• Instructions to follow:
List each line holding the string "script".

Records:
================

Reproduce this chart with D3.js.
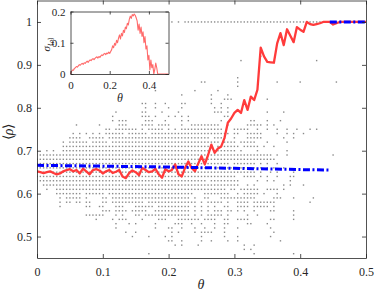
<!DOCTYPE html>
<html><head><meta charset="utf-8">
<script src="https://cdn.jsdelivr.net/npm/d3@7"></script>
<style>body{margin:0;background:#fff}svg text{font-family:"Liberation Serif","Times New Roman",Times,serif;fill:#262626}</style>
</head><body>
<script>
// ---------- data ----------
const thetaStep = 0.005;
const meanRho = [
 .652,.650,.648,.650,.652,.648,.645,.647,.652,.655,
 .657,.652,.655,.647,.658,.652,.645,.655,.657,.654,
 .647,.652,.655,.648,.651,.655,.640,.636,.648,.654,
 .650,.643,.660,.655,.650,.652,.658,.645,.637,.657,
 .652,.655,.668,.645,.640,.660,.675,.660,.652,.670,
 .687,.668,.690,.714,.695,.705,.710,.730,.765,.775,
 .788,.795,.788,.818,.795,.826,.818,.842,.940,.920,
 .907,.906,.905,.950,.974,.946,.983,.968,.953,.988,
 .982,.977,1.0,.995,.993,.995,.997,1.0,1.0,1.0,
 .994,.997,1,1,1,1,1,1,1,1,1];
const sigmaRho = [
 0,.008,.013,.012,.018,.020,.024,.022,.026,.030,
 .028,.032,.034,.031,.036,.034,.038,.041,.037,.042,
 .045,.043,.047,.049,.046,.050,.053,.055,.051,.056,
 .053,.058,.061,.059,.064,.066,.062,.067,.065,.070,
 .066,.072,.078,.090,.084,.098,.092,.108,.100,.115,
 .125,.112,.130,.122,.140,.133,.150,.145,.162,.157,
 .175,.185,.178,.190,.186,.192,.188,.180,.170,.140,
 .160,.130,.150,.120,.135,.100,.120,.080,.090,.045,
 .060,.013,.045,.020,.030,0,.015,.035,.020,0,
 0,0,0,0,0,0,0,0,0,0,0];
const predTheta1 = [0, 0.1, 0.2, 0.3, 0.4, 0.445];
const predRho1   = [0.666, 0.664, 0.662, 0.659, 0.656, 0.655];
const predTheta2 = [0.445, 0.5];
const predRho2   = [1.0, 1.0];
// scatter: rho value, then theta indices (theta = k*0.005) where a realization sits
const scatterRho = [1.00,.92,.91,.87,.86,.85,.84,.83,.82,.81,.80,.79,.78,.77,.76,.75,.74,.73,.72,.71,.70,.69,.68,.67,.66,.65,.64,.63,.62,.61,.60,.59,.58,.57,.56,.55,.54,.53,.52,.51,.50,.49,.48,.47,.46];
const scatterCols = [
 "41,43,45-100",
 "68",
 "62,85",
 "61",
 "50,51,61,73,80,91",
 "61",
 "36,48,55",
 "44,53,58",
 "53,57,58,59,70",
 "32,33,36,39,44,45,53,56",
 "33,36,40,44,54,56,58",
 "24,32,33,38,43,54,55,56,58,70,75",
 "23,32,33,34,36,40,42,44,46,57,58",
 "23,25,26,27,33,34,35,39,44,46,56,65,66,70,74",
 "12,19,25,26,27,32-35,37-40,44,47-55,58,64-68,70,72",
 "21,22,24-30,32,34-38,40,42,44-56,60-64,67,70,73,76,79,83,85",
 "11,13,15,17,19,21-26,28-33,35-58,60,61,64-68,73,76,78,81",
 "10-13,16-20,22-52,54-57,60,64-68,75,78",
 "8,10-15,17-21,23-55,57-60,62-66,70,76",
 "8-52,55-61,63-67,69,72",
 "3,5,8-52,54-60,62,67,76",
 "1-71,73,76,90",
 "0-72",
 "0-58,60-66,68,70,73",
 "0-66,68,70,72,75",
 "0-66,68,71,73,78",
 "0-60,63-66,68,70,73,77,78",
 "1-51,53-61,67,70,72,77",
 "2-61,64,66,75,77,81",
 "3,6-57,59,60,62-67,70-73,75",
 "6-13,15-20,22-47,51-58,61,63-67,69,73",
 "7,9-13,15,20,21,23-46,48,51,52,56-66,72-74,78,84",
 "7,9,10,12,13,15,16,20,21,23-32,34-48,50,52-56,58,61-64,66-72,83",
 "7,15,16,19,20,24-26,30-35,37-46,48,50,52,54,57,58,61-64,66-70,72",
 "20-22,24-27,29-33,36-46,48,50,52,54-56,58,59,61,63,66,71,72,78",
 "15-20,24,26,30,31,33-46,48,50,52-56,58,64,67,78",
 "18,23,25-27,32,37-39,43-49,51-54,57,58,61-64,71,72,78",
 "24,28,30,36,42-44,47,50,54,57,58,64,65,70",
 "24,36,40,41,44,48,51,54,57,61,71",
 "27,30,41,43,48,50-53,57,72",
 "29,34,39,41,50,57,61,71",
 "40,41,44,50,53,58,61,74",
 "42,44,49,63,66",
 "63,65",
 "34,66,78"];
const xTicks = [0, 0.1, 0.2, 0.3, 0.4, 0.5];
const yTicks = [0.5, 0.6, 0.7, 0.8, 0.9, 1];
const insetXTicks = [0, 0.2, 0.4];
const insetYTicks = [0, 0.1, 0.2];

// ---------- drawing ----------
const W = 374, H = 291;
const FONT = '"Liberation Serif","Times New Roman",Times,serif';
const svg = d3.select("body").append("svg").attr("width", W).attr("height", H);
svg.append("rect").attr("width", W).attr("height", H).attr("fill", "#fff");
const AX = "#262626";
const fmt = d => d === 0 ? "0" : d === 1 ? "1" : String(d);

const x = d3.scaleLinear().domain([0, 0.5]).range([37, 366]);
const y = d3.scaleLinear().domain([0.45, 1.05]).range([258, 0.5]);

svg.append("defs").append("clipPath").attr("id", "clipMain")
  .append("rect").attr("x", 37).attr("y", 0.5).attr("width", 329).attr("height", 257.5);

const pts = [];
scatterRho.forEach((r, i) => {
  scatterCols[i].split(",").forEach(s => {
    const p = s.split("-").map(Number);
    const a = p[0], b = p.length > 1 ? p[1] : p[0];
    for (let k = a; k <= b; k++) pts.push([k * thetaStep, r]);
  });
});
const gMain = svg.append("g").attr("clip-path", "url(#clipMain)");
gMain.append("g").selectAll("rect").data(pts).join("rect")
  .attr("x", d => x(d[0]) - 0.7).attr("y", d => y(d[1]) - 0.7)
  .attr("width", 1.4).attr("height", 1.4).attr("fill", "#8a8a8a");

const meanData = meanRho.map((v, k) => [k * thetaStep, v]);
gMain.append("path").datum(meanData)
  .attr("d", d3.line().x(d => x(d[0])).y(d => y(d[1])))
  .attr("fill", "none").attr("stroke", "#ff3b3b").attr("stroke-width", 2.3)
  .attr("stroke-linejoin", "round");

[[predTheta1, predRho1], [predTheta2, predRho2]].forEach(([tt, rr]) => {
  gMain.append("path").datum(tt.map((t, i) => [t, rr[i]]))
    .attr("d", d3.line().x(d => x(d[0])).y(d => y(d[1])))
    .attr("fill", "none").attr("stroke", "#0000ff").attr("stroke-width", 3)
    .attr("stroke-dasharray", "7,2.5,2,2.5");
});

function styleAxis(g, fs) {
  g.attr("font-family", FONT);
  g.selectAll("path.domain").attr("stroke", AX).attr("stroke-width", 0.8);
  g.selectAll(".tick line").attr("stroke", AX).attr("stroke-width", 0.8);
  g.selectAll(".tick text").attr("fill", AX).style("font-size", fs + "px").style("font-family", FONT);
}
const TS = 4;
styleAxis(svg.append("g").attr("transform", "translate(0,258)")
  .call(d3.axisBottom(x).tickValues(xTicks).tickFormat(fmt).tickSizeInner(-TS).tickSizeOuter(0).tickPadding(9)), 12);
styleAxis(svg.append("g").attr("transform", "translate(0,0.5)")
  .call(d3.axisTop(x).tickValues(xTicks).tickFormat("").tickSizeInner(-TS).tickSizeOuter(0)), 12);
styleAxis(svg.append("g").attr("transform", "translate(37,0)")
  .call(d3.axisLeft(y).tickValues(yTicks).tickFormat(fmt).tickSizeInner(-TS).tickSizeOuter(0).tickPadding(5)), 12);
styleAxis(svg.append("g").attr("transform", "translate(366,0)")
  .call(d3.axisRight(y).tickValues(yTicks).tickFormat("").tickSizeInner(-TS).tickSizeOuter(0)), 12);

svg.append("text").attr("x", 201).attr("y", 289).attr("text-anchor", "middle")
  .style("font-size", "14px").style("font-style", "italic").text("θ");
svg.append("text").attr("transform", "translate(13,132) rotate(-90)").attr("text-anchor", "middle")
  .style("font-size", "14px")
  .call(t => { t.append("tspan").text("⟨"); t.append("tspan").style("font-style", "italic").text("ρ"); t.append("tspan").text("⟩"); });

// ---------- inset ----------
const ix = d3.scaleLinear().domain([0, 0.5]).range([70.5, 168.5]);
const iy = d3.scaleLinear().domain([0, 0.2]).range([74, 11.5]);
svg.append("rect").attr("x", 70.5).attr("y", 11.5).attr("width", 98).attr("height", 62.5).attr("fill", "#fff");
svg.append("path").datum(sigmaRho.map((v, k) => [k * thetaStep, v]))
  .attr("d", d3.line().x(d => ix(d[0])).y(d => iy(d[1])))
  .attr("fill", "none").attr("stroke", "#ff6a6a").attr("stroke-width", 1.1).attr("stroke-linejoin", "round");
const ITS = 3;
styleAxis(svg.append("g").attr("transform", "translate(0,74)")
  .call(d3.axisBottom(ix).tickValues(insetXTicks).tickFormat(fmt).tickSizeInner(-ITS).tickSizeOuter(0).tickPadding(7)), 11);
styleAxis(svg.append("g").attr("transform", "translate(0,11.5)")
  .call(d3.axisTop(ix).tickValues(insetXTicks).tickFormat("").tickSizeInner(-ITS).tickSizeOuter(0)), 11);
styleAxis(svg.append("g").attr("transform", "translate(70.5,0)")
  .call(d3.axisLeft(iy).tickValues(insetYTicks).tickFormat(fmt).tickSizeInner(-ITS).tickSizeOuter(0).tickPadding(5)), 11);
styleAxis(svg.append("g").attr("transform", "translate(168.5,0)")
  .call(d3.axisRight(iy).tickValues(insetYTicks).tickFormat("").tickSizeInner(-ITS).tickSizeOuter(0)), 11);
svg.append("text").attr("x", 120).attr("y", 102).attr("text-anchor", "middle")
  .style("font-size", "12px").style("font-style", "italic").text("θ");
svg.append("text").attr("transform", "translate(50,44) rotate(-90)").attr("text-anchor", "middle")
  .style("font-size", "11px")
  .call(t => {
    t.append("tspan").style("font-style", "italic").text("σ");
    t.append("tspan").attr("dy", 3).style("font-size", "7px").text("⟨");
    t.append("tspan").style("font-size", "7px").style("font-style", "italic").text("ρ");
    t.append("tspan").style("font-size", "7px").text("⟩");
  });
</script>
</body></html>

================

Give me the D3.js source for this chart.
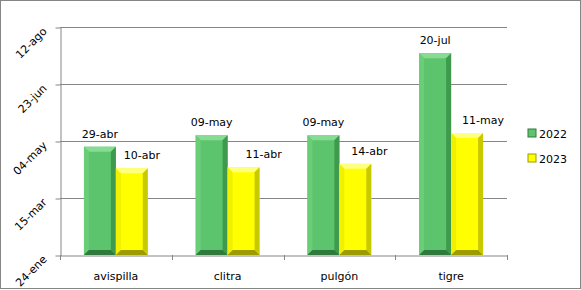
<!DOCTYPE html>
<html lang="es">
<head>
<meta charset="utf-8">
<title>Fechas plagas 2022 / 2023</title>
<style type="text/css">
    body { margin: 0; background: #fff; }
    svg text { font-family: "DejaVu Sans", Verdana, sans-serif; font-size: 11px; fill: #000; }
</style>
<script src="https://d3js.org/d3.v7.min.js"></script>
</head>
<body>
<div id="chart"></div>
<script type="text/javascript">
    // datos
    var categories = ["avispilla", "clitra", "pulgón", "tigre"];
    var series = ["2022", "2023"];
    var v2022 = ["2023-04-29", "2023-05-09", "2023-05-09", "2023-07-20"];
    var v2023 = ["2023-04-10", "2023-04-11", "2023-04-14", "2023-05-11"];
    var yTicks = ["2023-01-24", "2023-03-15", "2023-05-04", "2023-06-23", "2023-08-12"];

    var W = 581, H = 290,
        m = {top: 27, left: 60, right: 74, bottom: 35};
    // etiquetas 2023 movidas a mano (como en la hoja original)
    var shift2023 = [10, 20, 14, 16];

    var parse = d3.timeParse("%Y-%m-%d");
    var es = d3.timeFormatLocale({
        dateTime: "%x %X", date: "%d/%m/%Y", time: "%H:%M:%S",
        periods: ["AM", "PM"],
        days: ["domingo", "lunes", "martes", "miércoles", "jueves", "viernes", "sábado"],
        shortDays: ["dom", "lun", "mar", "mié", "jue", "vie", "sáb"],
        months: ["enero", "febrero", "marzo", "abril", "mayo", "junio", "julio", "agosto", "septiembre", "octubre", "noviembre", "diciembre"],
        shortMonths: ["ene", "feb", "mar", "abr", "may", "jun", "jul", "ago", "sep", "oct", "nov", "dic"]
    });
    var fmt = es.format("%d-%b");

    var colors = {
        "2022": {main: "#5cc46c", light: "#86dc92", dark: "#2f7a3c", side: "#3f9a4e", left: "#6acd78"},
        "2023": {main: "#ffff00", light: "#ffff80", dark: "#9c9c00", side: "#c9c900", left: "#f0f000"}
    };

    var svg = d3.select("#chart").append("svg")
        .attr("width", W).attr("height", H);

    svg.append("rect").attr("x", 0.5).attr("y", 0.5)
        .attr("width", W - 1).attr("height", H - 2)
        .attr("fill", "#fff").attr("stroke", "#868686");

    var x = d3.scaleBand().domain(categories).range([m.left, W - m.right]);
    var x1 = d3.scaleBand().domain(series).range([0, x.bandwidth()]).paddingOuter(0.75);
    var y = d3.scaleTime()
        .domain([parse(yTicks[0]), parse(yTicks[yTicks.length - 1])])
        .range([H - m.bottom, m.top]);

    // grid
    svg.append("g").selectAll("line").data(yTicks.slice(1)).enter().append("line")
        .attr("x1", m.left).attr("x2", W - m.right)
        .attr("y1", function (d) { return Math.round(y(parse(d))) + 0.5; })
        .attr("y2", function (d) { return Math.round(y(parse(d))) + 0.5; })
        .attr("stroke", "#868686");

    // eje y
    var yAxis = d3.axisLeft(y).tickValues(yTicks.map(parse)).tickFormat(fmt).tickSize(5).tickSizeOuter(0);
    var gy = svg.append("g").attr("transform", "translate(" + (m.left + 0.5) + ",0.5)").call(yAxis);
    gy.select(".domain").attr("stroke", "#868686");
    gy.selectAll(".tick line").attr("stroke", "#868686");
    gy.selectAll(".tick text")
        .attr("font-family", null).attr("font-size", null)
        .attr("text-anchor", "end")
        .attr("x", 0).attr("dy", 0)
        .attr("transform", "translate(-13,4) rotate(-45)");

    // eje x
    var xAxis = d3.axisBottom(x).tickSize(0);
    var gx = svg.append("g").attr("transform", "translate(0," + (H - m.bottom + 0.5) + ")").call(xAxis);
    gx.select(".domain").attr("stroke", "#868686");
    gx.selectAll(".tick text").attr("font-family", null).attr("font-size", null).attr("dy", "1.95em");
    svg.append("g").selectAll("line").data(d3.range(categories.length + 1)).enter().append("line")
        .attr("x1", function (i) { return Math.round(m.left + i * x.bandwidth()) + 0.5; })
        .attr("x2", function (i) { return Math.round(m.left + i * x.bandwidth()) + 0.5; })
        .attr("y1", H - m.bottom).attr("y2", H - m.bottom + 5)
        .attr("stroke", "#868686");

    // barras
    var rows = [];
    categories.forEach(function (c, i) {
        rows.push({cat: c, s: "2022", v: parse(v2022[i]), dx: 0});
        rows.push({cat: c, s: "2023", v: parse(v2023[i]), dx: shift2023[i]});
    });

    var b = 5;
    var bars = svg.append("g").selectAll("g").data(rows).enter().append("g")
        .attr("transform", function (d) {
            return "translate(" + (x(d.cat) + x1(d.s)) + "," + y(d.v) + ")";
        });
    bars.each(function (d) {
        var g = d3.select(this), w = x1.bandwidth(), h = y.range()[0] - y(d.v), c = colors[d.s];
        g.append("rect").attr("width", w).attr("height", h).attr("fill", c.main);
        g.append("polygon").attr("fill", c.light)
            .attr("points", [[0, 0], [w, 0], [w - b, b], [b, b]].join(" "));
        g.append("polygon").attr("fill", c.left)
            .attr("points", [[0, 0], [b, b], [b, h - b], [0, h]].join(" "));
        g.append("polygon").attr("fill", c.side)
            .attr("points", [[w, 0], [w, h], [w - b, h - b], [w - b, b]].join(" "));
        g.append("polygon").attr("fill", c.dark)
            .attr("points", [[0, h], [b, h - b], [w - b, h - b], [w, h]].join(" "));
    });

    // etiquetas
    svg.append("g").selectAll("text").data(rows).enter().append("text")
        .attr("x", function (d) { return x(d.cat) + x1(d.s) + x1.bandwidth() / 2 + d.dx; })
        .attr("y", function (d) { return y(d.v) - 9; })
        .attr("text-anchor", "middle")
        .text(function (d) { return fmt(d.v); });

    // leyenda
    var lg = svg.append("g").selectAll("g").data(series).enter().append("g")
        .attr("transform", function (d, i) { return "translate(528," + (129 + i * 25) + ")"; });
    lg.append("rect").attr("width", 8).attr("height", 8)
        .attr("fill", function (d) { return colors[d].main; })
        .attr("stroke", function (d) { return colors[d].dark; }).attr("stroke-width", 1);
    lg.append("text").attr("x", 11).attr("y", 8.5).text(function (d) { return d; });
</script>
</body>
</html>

================

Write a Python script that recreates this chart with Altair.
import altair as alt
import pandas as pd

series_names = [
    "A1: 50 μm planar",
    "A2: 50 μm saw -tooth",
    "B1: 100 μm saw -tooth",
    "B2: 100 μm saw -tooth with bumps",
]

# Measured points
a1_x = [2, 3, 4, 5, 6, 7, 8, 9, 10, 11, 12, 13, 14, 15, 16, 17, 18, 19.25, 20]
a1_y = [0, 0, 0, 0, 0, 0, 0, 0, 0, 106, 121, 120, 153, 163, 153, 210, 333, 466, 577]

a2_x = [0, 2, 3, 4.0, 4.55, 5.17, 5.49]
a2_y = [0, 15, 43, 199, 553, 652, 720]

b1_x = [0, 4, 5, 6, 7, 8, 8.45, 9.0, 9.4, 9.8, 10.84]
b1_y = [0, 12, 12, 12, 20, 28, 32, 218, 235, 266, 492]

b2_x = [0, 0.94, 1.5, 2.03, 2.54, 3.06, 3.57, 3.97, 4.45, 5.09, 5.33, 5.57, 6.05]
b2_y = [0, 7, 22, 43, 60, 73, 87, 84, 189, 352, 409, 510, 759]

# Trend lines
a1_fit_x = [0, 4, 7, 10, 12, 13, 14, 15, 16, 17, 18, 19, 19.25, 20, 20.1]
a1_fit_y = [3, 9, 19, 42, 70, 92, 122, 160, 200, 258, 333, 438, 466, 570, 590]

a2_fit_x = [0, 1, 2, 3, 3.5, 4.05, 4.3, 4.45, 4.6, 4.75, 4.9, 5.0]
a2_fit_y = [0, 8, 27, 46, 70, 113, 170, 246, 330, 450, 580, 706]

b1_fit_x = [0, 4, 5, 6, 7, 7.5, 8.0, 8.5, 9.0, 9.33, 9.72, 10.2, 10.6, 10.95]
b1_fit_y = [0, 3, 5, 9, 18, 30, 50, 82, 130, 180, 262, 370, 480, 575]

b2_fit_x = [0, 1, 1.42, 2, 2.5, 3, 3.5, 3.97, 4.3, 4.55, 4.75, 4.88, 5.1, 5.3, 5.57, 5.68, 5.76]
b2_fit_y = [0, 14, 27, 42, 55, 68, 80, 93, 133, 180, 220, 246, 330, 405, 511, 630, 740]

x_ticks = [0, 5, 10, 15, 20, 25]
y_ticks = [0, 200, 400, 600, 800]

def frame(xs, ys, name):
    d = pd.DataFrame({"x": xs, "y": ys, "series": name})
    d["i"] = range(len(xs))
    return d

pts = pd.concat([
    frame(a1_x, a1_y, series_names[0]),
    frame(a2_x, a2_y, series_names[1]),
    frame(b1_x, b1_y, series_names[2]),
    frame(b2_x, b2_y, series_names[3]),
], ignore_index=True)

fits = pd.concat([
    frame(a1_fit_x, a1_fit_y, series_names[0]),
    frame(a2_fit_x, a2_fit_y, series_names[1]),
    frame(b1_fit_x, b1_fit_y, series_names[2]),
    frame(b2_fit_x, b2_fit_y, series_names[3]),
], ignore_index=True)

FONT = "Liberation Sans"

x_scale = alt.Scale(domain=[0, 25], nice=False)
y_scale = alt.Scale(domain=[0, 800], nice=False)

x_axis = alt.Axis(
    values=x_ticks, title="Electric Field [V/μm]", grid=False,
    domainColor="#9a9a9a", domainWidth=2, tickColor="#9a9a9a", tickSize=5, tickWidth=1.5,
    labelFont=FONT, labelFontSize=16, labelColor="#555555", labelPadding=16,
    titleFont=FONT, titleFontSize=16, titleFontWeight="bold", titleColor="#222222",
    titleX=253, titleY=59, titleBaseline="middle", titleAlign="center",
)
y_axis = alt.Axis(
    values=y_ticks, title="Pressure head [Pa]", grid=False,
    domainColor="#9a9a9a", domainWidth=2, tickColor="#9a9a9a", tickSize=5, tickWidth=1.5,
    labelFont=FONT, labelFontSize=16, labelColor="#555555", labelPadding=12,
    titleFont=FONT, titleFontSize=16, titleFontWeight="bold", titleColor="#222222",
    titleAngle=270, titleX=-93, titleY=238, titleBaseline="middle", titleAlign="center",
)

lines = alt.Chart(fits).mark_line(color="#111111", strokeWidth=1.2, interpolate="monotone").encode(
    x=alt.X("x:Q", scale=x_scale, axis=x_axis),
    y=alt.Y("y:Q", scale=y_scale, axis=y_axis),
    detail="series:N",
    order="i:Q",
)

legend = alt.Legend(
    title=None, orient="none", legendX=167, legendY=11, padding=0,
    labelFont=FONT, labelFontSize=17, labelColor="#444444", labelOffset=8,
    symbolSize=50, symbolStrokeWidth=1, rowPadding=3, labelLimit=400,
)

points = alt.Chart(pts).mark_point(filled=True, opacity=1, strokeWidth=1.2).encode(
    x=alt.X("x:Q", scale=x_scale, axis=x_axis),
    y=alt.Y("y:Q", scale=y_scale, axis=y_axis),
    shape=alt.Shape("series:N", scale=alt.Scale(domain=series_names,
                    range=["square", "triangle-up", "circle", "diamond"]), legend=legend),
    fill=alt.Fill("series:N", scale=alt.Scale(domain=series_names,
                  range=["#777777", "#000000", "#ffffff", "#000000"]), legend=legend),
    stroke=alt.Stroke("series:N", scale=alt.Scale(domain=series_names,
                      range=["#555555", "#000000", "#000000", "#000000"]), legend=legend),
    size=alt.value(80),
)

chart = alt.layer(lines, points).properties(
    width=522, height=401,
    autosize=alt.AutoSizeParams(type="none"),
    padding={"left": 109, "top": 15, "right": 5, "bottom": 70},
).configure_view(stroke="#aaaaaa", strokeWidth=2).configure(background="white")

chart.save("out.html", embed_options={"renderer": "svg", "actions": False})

================

• Full output:
<script src="https://cdn.jsdelivr.net/npm/d3@7"></script>
<script>
</script>
<script src="https://d3js.org/d3.v7.min.js"></script>
<script type="text/javascript">
</script>
Write a Python script that recreates this chart with Altair.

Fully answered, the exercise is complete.